Through games and dinners do not only show how this man is first and foremost a family man, it is shown in the words that his family uses to describe him, if each is only given one: Generous, Sensitive, Silly, Dedicated, and Old (of course this last one came from the 8-year-old who justified it by saying he is older that his mom, which by him is 34 [she is 43]). He would leave blankets at the end of the children's beds and make them the best frozen peas and fish sticks he could manage if the misses were away when they were hungry.
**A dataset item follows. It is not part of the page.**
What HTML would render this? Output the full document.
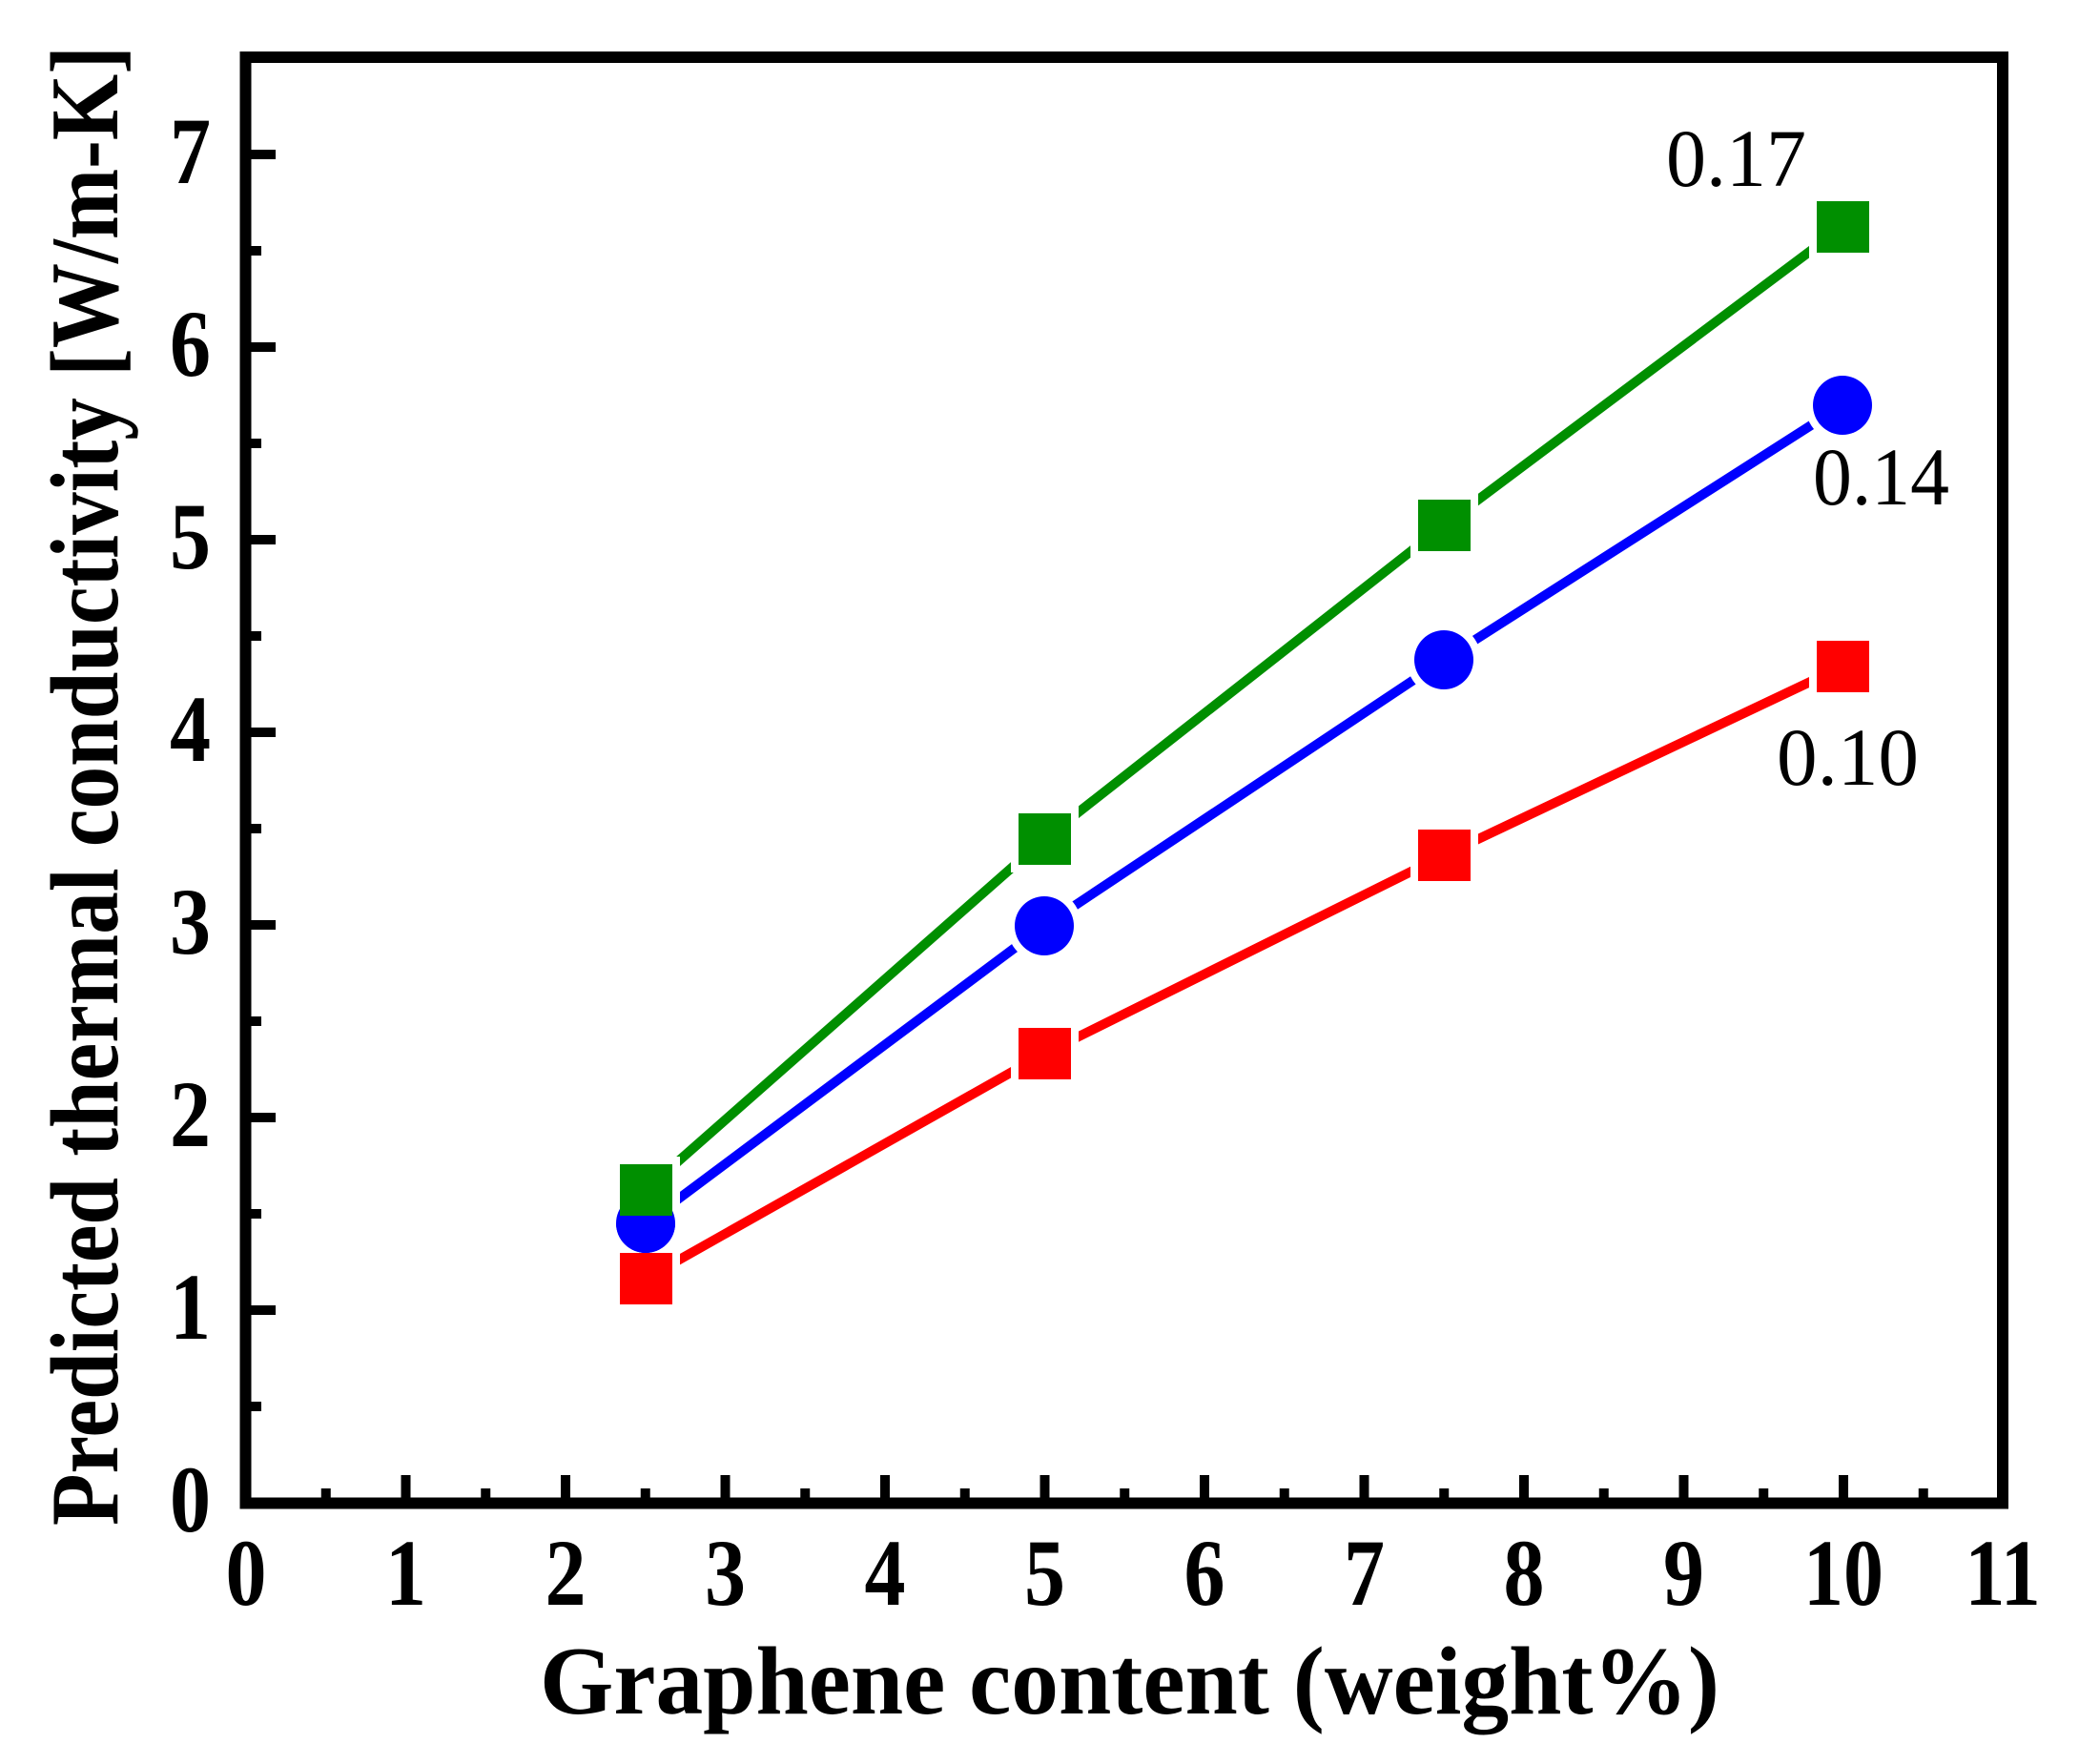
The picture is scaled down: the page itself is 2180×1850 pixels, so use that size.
<!DOCTYPE html>
<html><head><meta charset="utf-8"><style>html,body{margin:0;padding:0;background:#fff}svg{display:block}</style></head>
<body>
<svg width="2180" height="1850" viewBox="0 0 2180 1850" xmlns="http://www.w3.org/2000/svg">
<g stroke="#000" stroke-width="10">
<line x1="263" y1="1374" x2="289" y2="1374"/><line x1="263" y1="1172" x2="289" y2="1172"/><line x1="263" y1="970" x2="289" y2="970"/><line x1="263" y1="768" x2="289" y2="768"/><line x1="263" y1="566" x2="289" y2="566"/><line x1="263" y1="364" x2="289" y2="364"/><line x1="263" y1="162" x2="289" y2="162"/>
<line x1="263" y1="1475" x2="274" y2="1475"/><line x1="263" y1="1273" x2="274" y2="1273"/><line x1="263" y1="1071" x2="274" y2="1071"/><line x1="263" y1="869" x2="274" y2="869"/><line x1="263" y1="667" x2="274" y2="667"/><line x1="263" y1="465" x2="274" y2="465"/><line x1="263" y1="263" x2="274" y2="263"/>
</g>
<g stroke="#000" stroke-width="10">
<line x1="425.5" y1="1571" x2="425.5" y2="1547"/><line x1="593" y1="1571" x2="593" y2="1547"/><line x1="760.5" y1="1571" x2="760.5" y2="1547"/><line x1="928" y1="1571" x2="928" y2="1547"/><line x1="1095.5" y1="1571" x2="1095.5" y2="1547"/><line x1="1263" y1="1571" x2="1263" y2="1547"/><line x1="1430.5" y1="1571" x2="1430.5" y2="1547"/><line x1="1598" y1="1571" x2="1598" y2="1547"/><line x1="1765.5" y1="1571" x2="1765.5" y2="1547"/><line x1="1933" y1="1571" x2="1933" y2="1547"/>
<line x1="341.75" y1="1571" x2="341.75" y2="1561"/><line x1="509.25" y1="1571" x2="509.25" y2="1561"/><line x1="676.75" y1="1571" x2="676.75" y2="1561"/><line x1="844.25" y1="1571" x2="844.25" y2="1561"/><line x1="1011.75" y1="1571" x2="1011.75" y2="1561"/><line x1="1179.25" y1="1571" x2="1179.25" y2="1561"/><line x1="1346.75" y1="1571" x2="1346.75" y2="1561"/><line x1="1514.25" y1="1571" x2="1514.25" y2="1561"/><line x1="1681.75" y1="1571" x2="1681.75" y2="1561"/><line x1="1849.25" y1="1571" x2="1849.25" y2="1561"/><line x1="2016.75" y1="1571" x2="2016.75" y2="1561"/>
</g>
<rect x="257.5" y="60" width="1842.5" height="1516.5" fill="none" stroke="#000" stroke-width="12"/>

<g fill="none" stroke-width="10" stroke-linecap="round" stroke-linejoin="round">
<polyline stroke="#008f00" points="677,1248 1095,880 1514,551 1932,238"/>
<polyline stroke="#0000ff" points="677,1283 1095,971 1514,692 1932,425"/>
<polyline stroke="#ff0000" points="677,1341 1095,1105 1514,897 1932,699"/>
</g>
<g stroke="#fff" stroke-width="16" paint-order="stroke">
<rect x="1068" y="1078" width="55" height="54" fill="#ff0000"/>
<rect x="1487" y="870" width="55" height="54" fill="#ff0000"/>
<rect x="1905" y="672" width="55" height="54" fill="#ff0000"/>
<circle cx="1095" cy="971" r="31" fill="#0000ff"/>
<circle cx="1514" cy="692" r="31" fill="#0000ff"/>
<circle cx="1932" cy="425" r="31" fill="#0000ff"/>
<rect x="1068" y="853" width="55" height="54" fill="#008f00"/>
<rect x="1487" y="524" width="55" height="54" fill="#008f00"/>
<rect x="1905" y="211" width="55" height="54" fill="#008f00"/>
<rect x="650" y="1314" width="55" height="54" fill="#ff0000"/>
<circle cx="677" cy="1283" r="31" fill="#0000ff"/>
<rect x="650" y="1221" width="55" height="54" fill="#008f00"/>
</g>
<rect x="650" y="1314" width="55" height="54" fill="#ff0000"/>
<circle cx="677" cy="1283" r="31" fill="#0000ff"/>
<rect x="650" y="1221" width="55" height="54" fill="#008f00"/>

<g font-family="Liberation Serif, serif" font-size="86" fill="#000">
<text x="1747" y="195" textLength="147" lengthAdjust="spacingAndGlyphs">0.17</text>
<text x="1901" y="529" textLength="143" lengthAdjust="spacingAndGlyphs">0.14</text>
<text x="1863" y="823" textLength="149" lengthAdjust="spacingAndGlyphs">0.10</text>
</g>

<g font-family="Liberation Serif, serif" font-weight="bold" font-size="100" fill="#000" text-anchor="end">
<text transform="translate(221,1606) scale(0.86,1)">0</text>
<text transform="translate(221,1404) scale(0.86,1)">1</text>
<text transform="translate(221,1202) scale(0.86,1)">2</text>
<text transform="translate(221,1000) scale(0.86,1)">3</text>
<text transform="translate(221,798) scale(0.86,1)">4</text>
<text transform="translate(221,596) scale(0.86,1)">5</text>
<text transform="translate(221,394) scale(0.86,1)">6</text>
<text transform="translate(221,192) scale(0.86,1)">7</text>
</g>
<g font-family="Liberation Serif, serif" font-weight="bold" font-size="100" fill="#000" text-anchor="middle">
<text transform="translate(258,1683) scale(0.86,1)">0</text>
<text transform="translate(425.5,1683) scale(0.86,1)">1</text>
<text transform="translate(593,1683) scale(0.86,1)">2</text>
<text transform="translate(760.5,1683) scale(0.86,1)">3</text>
<text transform="translate(928,1683) scale(0.86,1)">4</text>
<text transform="translate(1095.5,1683) scale(0.86,1)">5</text>
<text transform="translate(1263,1683) scale(0.86,1)">6</text>
<text transform="translate(1430.5,1683) scale(0.86,1)">7</text>
<text transform="translate(1598,1683) scale(0.86,1)">8</text>
<text transform="translate(1765.5,1683) scale(0.86,1)">9</text>
<text transform="translate(1933,1683) scale(0.84,1)">10</text>
<text transform="translate(2100,1683) scale(0.84,1)">11</text>
</g>
<text x="566" y="1797" font-family="Liberation Serif, serif" font-weight="bold" font-size="102" textLength="1237" lengthAdjust="spacingAndGlyphs">Graphene content (weight%)</text>
<text transform="translate(123,1600) rotate(-90)" font-family="Liberation Serif, serif" font-weight="bold" font-size="102" textLength="1552" lengthAdjust="spacingAndGlyphs">Predicted thermal conductivity [W/m-K]</text>
</svg>
</body></html>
He will play you an invisible violin whenever you are in need to hear one and build you a home, from the ground up, with only moderate grumbles to go with the difficult work.

 

Though Clive is highly intelligent, Jamie recalls a time that he had gotten him a large model airplane, that took years to assemble. I wasn’t able to gather if this was because the master engineer struggled with it or because he frequently lost interest but I found either idea amusing, since when asked what other career choice Clive would have pursued, his answer was a pilot. Due to his poor eyesight, it had never been a viable option though and I have to wonder what other crooked or destined path around the globe that would have taken him. Though neither he nor I, will ever know the answer to that one, I am as sure as I know he is, that he couldn’t be happier anywhere else.